“If CAR-T cells can be produced domestically, treatment costs could be reduced to under VND500 million (US$19,000),” Dr. Phu Chi Dung, director of the hospital, said at a press conference Tuesday.


The event marked the opening of three concurrent international and national conferences on transfusion, transplantation and cell therapy that will take place from Tuesday to Saturday.


More than 2,000 delegates, including nearly 350 from abroad, are attending.


A CAR T-cell is a T lymphocyte immune cell that has been genetically engineered to express a synthetic receptor known as a chimeric antigen receptor, which enables the T-cells to bind to specific proteins, called antigens, present on the surface of cancer cells and eliminate the cells, according to the National Cancer Institute.


CAR T-cell therapy utilizes these engineered T-cells to treat certain types of cancers.












Doctors in Taiwan during a CAR-T cell therapy for a 12-year-old girl from Vietnam. Photo courtesy of HCMC Blood Transfusion and Hematology Hospital



The process begins with collecting T-cells from a patient’s blood. They are then modified in a laboratory to produce CARs, which are designed to recognize specific antigens on cancer cells.


A large number of CAR T-cells are created and infused back into the patient for them to seek out and destroy the cancer cells.


The first Vietnamese patient to get CAR-T cell therapy was a 12-year-old girl with acute lymphoblastic leukemia (B-cell), a severe form of blood cancer.


After going to Taiwan for CAR-T cell infusion with the hospital’s assistance, she has returned and is undergoing monthly maintenance therapy in Vietnam and has been stable for over a year.


At first she underwent chemotherapy but the cancer quickly recurred. She then had a haploidentical stem cell transplant from her father, but the disease again recurred quickly.


Dr Dung said CAR-T cell therapy is among the most complex techniques in hematology but is considered one of the greatest breakthroughs in modern medicine.


It targets and destroys cancer cells, reduces the risk of relapse, prolongs survival, and improves quality of life, as numerous international studies have showed, he said.


But the cost is extremely high at tens of billions of dong, he said.


The treatment in Taiwan was cheaper compared to other countries, but still ran into billions, he said.

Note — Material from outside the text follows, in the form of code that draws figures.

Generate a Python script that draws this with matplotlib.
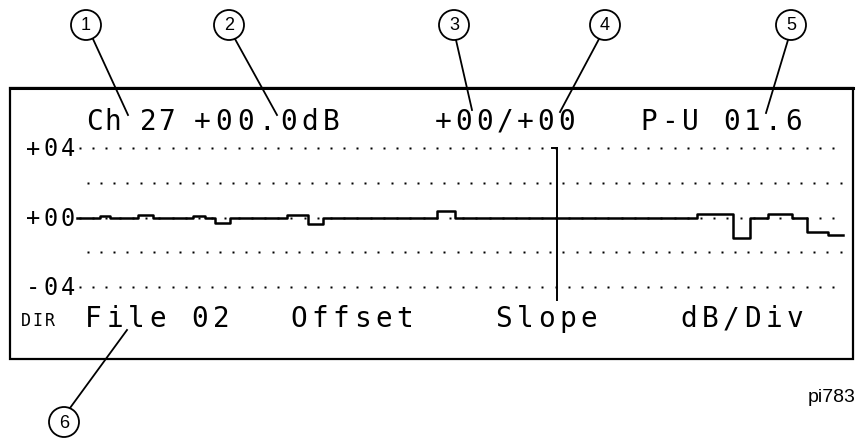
import matplotlib
matplotlib.use("Agg")
import matplotlib.pyplot as plt
from matplotlib.patches import Circle, Rectangle
import numpy as np

# trace: step edges across the span (percent of span) and the level of each step in dB
step_edges = [0, 3.0, 4.3, 7.9, 9.9, 15.1, 16.7, 18.0, 19.9, 27.3, 30.1, 32.0,
              46.9, 49.2, 80.7, 85.4, 87.6, 90.0, 93.1, 95.1, 97.8, 99.7]
step_levels = [0.0, 0.1, 0.0, 0.12, 0.0, 0.1, 0.0, -0.3, 0.0, 0.12, -0.4, 0.0,
               0.35, 0.0, 0.2, -1.2, 0.0, 0.2, 0.0, -0.85, -1.0]

scale_labels = ["+04", "+00", "-04"]
scale_values = [4, 0, -4]
grid_values = [4, 2, 0, -2, -4]
cursor_pos = 62.5

top_fields = ["Ch 27", "+00.0dB", "+00/+00", "P-U 01.6"]
bottom_fields = ["File 02", "Offset", "Slope", "dB/Div"]
callouts = ["1", "2", "3", "4", "5", "6"]
figure_id = "pi783"

W, H = 858, 441
LCD = "DejaVu Sans Mono"


def px_axes(fig, x0, y0, x1, y1):
    return fig.add_axes([x0 / W, 1 - y1 / H, (x1 - x0) / W, (y1 - y0) / H])


def lcd_text(ax, x, y, s, pitch, size, **kw):
    # fixed character cells like the instrument display
    for i, ch in enumerate(s):
        if ch == " ":
            continue
        ax.text(x + i * pitch + 6.5, y, ch, ha="center", va="center",
                fontsize=size, family=LCD, **kw)


def main():
    fig = plt.figure(figsize=(W / 100, H / 100), dpi=100)
    fig.patch.set_facecolor("white")

    # overlay in pixel units for the frame, text and callouts
    ov = fig.add_axes([0, 0, 1, 1])
    ov.set_xlim(0, W)
    ov.set_ylim(H, 0)
    ov.axis("off")

    ov.add_patch(Rectangle((10, 88), 843, 271, fill=False, lw=1.6, ec="black"))
    ov.plot([10, 853], [88, 88], color="black", lw=2.2)

    # graticule + trace
    ax = px_axes(fig, 77, 148, 845, 287)
    ax.set_xlim(0, 100)
    ax.set_ylim(-4, 4)
    ax.axis("off")

    for g in grid_values:
        start = 0.4 if g in scale_values else 1.4
        xs = np.arange(start, 100, 1.72)
        ax.plot(xs, np.full_like(xs, g), ls="none", marker="s", ms=1.5,
                color="black", mec="none", clip_on=False)

    ax.step(step_edges, step_levels + [step_levels[-1]], where="post",
            color="black", lw=1.8, clip_on=False)

    ax.plot([cursor_pos, cursor_pos], [4, -4.75], color="black", lw=1.4, clip_on=False)
    ax.plot([cursor_pos - 0.6, cursor_pos], [4, 4], color="black", lw=1.4, clip_on=False)

    for lab, v in zip(scale_labels, scale_values):
        y = 148 + (4 - v) * (287 - 148) / 8
        lcd_text(ov, 27, y + 1, lab, 17, 17)

    top_x = [88, 196, 437, 642]
    top_pitch = [18, 21.5, 20.5, 20.7]
    for x, p, s in zip(top_x, top_pitch, top_fields):
        lcd_text(ov, x, 122, s, p, 20)

    lcd_text(ov, 19, 321, "DIR", 12, 12)
    bottom_x = [87, 292, 497, 682]
    for x, s in zip(bottom_x, bottom_fields):
        lcd_text(ov, x, 319, s, 21.3, 20)

    # numbered callouts with leader lines
    centers = [(86, 25), (229, 25), (454, 25), (605, 25), (791, 25), (64, 422)]
    leaders = [((93, 39), (128, 115)), ((235, 39), (277, 115)), ((456, 40), (472, 110)),
               ((599, 39), (560, 112)), ((788, 40), (766, 113)), ((127, 330), (70, 408))]
    for (cx, cy), num in zip(centers, callouts):
        ov.add_patch(Circle((cx, cy), 15, fill=False, lw=1.3, ec="black"))
        ov.text(cx, cy + 1, num, ha="center", va="center", fontsize=13,
                family="Liberation Sans")
    for (x0, y0), (x1, y1) in leaders:
        ov.plot([x0, x1], [y0, y1], color="black", lw=1.3)

    ov.text(856, 397, figure_id, ha="right", va="center", fontsize=14,
            family="Liberation Sans")

    fig.savefig("out.png", dpi=100)


if __name__ == "__main__":
    main()
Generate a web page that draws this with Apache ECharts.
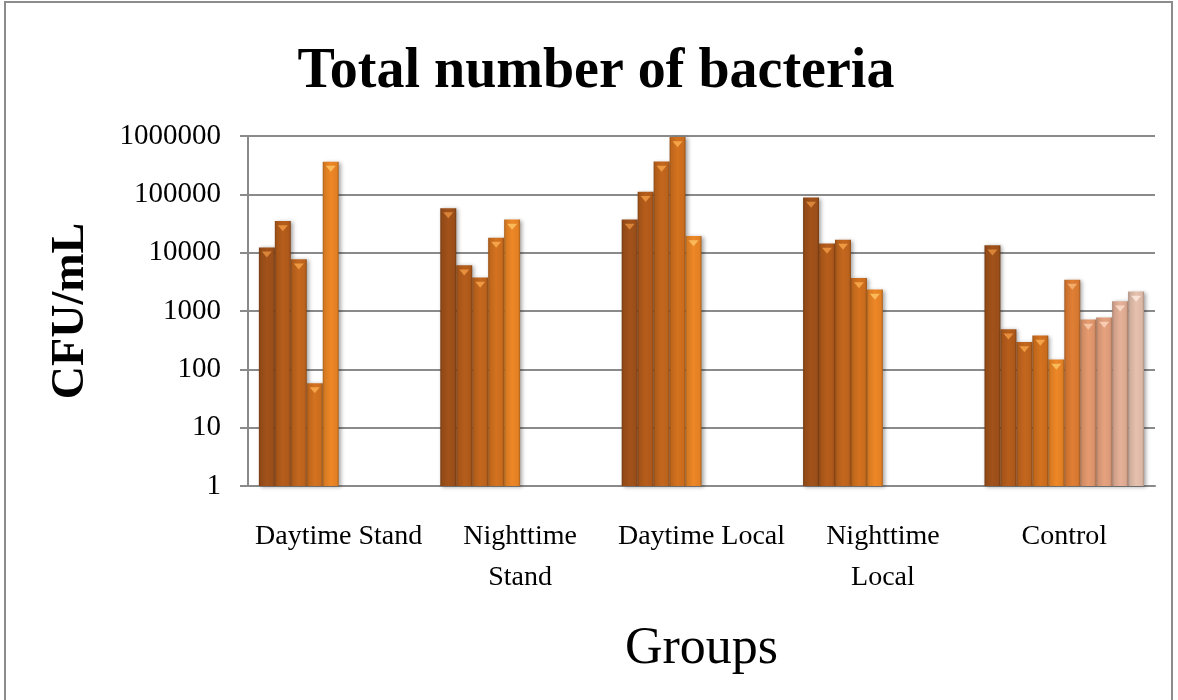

To mitigate this problem, the hospital has been upgrading facilities, sending doctors, nurses and technicians for training in Taiwan, and partnering with international experts to move toward local production.


It is also carrying out a research project and aims to develop it into a national study.


If it is successful, the treatment cost would be significantly lower and give more blood cancer patients access to advanced therapy without having to leave the country.


HCMC’s Blood Transfusion and Hematology Hospital is a top-tier specialty facility and the leading referral center for southern Vietnam.


It is also one of the country’s foremost institutions in transfusion medicine and hematology. It has pioneered many complex techniques and is now the largest bone marrow transplant center in Vietnam, offering nearly all of the world’s advanced treatments, including stem cell transplantation, the latest chemotherapy protocols, targeted therapy, and immunotherapy.